It's called "the cloud".
Catalogers have more experience with the cloud than almost any other marketer. Catalogers simply didn't call it "the cloud", they called it "Abacus".
Yup, you threw your most valuable asset, your customer list, up into the cloud.
You did this back in 1994.
Like all internet-related things, this blew a hole through the entire industry. The list industry was absolutely hailed-upon by the cloud ... remember those meetings you'd have at the old Catalog Conference, when Eddie Bauer would meet with J. Crew and there would be twelve people in the room ... only two from Eddie Bauer and J. Crew, ten people from the vendor community supporting the exchange of 0-3 month, $100+ names with a gender select of "F"? Yup, those meetings were obliterated by the cloud ... you could cut ten people out of the equation by having the cloud return 100,000 productive names to you at $0.06 each.

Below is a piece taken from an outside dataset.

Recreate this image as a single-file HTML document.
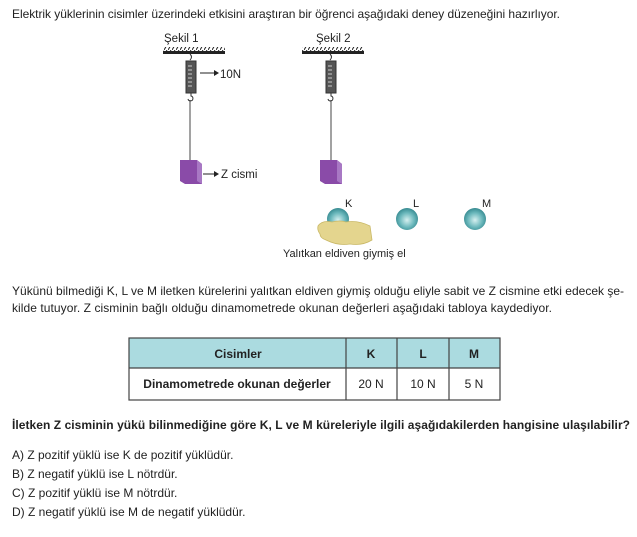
<!DOCTYPE html>
<html><head><meta charset="utf-8"><style>
body{margin:0;background:#fff}
svg{display:block;font-family:"Liberation Sans",sans-serif}
</style></head><body>
<svg width="637" height="537" viewBox="0 0 637 537" xmlns="http://www.w3.org/2000/svg">
<defs>
<radialGradient id="sp" cx="0.5" cy="0.55" r="0.6">
<stop offset="0" stop-color="#d6f0f0"/><stop offset="0.55" stop-color="#6bb8bc"/><stop offset="1" stop-color="#2a7f86"/></radialGradient>
<pattern id="hat" width="4" height="5" patternUnits="userSpaceOnUse"><line x1="0" y1="5" x2="3" y2="0" stroke="#222" stroke-width="1"/></pattern>
</defs>
<text x="12" y="18" font-size="12" textLength="548" fill="#222">Elektrik yüklerinin cisimler üzerindeki etkisini araştıran bir öğrenci aşağıdaki deney düzeneğini hazırlıyor.</text>

<!-- Sekil 1 -->
<text x="164" y="42" font-size="11.5" fill="#222">Şekil 1</text>
<rect x="163" y="47" width="62" height="4" fill="url(#hat)"/>
<rect x="163" y="51" width="62" height="3" fill="#222"/>
<path d="M190 54 q3 3 0 6" stroke="#333" fill="none"/>
<rect x="186" y="61" width="10" height="32" fill="#555" stroke="#333"/>
<g stroke="#ccc" stroke-width="1"><line x1="188" y1="66" x2="192" y2="66"/><line x1="188" y1="70" x2="192" y2="70"/><line x1="188" y1="74" x2="192" y2="74"/><line x1="188" y1="78" x2="192" y2="78"/><line x1="188" y1="82" x2="192" y2="82"/><line x1="188" y1="86" x2="192" y2="86"/></g>
<path d="M191 93 v3 a2.5 2.5 0 1 1 -3 3" stroke="#333" fill="none"/>
<line x1="190" y1="100" x2="190" y2="160" stroke="#444"/>
<line x1="200" y1="73" x2="214" y2="73" stroke="#222"/><path d="M214 70 l5 3 -5 3z" fill="#222"/>
<text x="220" y="78" font-size="11.5" fill="#222">10N</text>
<polygon points="180,160 197,160 202,164 202,184 185,184 180,181" fill="#8a4ba8"/>
<polygon points="197,160 202,164 202,184 197,181" fill="#a878c4"/>
<line x1="203" y1="174" x2="214" y2="174" stroke="#222"/><path d="M214 171 l5 3 -5 3z" fill="#222"/>
<text x="221" y="178" font-size="11.5" fill="#222">Z cismi</text>

<!-- Sekil 2 -->
<text x="316" y="42" font-size="11.5" fill="#222">Şekil 2</text>
<rect x="302" y="47" width="62" height="4" fill="url(#hat)"/>
<rect x="302" y="51" width="62" height="3" fill="#222"/>
<path d="M330 54 q3 3 0 6" stroke="#333" fill="none"/>
<rect x="326" y="61" width="10" height="32" fill="#555" stroke="#333"/>
<g stroke="#ccc"><line x1="328" y1="66" x2="332" y2="66"/><line x1="328" y1="70" x2="332" y2="70"/><line x1="328" y1="74" x2="332" y2="74"/><line x1="328" y1="78" x2="332" y2="78"/><line x1="328" y1="82" x2="332" y2="82"/><line x1="328" y1="86" x2="332" y2="86"/></g>
<path d="M331 93 v3 a2.5 2.5 0 1 1 -3 3" stroke="#333" fill="none"/>
<line x1="331" y1="100" x2="331" y2="160" stroke="#444"/>
<polygon points="320,160 337,160 342,164 342,184 325,184 320,181" fill="#8a4ba8"/>
<polygon points="337,160 342,164 342,184 337,181" fill="#a878c4"/>

<!-- spheres -->
<circle cx="338" cy="219" r="11" fill="url(#sp)"/>
<circle cx="407" cy="219" r="11" fill="url(#sp)"/>
<circle cx="475" cy="219" r="11" fill="url(#sp)"/>
<path d="M318 226 q4 -6 14 -4 q8 -2 14 0 q12 -2 24 4 l2 14 q-10 6 -22 4 q-12 2 -24 -4 q-6 -2 -6 -6 q-3 -4 -2 -8z" fill="#e4d58e" stroke="#c9b866" stroke-width="0.8"/>
<text x="345" y="207" font-size="11" fill="#222">K</text>
<text x="413" y="207" font-size="11" fill="#222">L</text>
<text x="482" y="207" font-size="11" fill="#222">M</text>
<text x="283" y="257" font-size="11" fill="#222">Yalıtkan eldiven giymiş el</text>

<text x="12" y="295" font-size="12" textLength="612" fill="#222">Yükünü bilmediği K, L ve M iletken kürelerini yalıtkan eldiven giymiş olduğu eliyle sabit ve Z cismine etki edecek şe-</text>
<text x="12" y="312" font-size="12" textLength="540" fill="#222">kilde tutuyor. Z cisminin bağlı olduğu dinamometrede okunan değerleri aşağıdaki tabloya kaydediyor.</text>

<!-- table -->
<rect x="129" y="338" width="371" height="30" fill="#abdbe0"/>
<rect x="129" y="338" width="371" height="62" fill="none" stroke="#444" stroke-width="1.2"/>
<line x1="129" y1="368" x2="500" y2="368" stroke="#444" stroke-width="1.2"/>
<line x1="346" y1="338" x2="346" y2="400" stroke="#444" stroke-width="1.2"/>
<line x1="397" y1="338" x2="397" y2="400" stroke="#444" stroke-width="1.2"/>
<line x1="449" y1="338" x2="449" y2="400" stroke="#444" stroke-width="1.2"/>
<g font-size="12" font-weight="bold" fill="#222" text-anchor="middle">
<text x="238" y="358">Cisimler</text><text x="371" y="358">K</text><text x="423" y="358">L</text><text x="474" y="358">M</text>
<text x="237" y="388">Dinamometrede okunan değerler</text></g>
<g font-size="12" fill="#222" text-anchor="middle">
<text x="371" y="388">20 N</text><text x="423" y="388">10 N</text><text x="474" y="388">5 N</text></g>

<text x="12" y="429" font-size="12" font-weight="bold" textLength="618" fill="#222">İletken Z cisminin yükü bilinmediğine göre K, L ve M küreleriyle ilgili aşağıdakilerden hangisine ulaşılabilir?</text>
<g font-size="12" fill="#222">
<text x="12" y="459">A) Z pozitif yüklü ise K de pozitif yüklüdür.</text>
<text x="12" y="478">B) Z negatif yüklü ise L nötrdür.</text>
<text x="12" y="497">C) Z pozitif yüklü ise M nötrdür.</text>
<text x="12" y="516">D) Z negatif yüklü ise M de negatif yüklüdür.</text>
</g>
</svg>
</body></html>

Remember what it was like when you used to have to improve your marketing database in-house? The book of work? The nine month timeline to get one field added? Then you moved your database to the cloud ... you let one of a dozen popular database brands host the database for you. Guess you don't need the IT help on that marketing database anymore, huh?
Need a new online buyer? That's up in the cloud, too ... though we call it "search", it's essentially a cloud-based service where somebody created an auction-based marketplace of mined and monetized customer sentiments.
Facebook and Twitter? Cloud-based conversation services.
In other words, the cataloger is nearly twenty years into a migration from in-house to cloud-based services.
This isn't a new phenomenon.
What is new is the awakening that comes with a cloud-based migration of services. Ever hear something like this?
- "I sure miss knowledge. I mean, nobody knows anything anymore. Fifteen years ago, I could ask my list expert a question, and I got a couple decades of experience embedded in the answer. Today, nobody can answer my questions. People know that the new 'affinity' model performs six percent better, but nobody can tell me who I am contacting, or why the model performs six percent better. Google is no better, organic search traffic drops by 25%, and there's nobody to turn to, nobody to explain to me why this happened. I have cheap names, and I have cheap explanations for why I got the names I got."
We can't expect the cloud to provide us with intelligence ... it can't do that, it's simply a cloud. We have to learn, for ourselves, that a puffy cumulus cloud is different from a towering cumulonimbus.
It's a good time to start educating ourselves.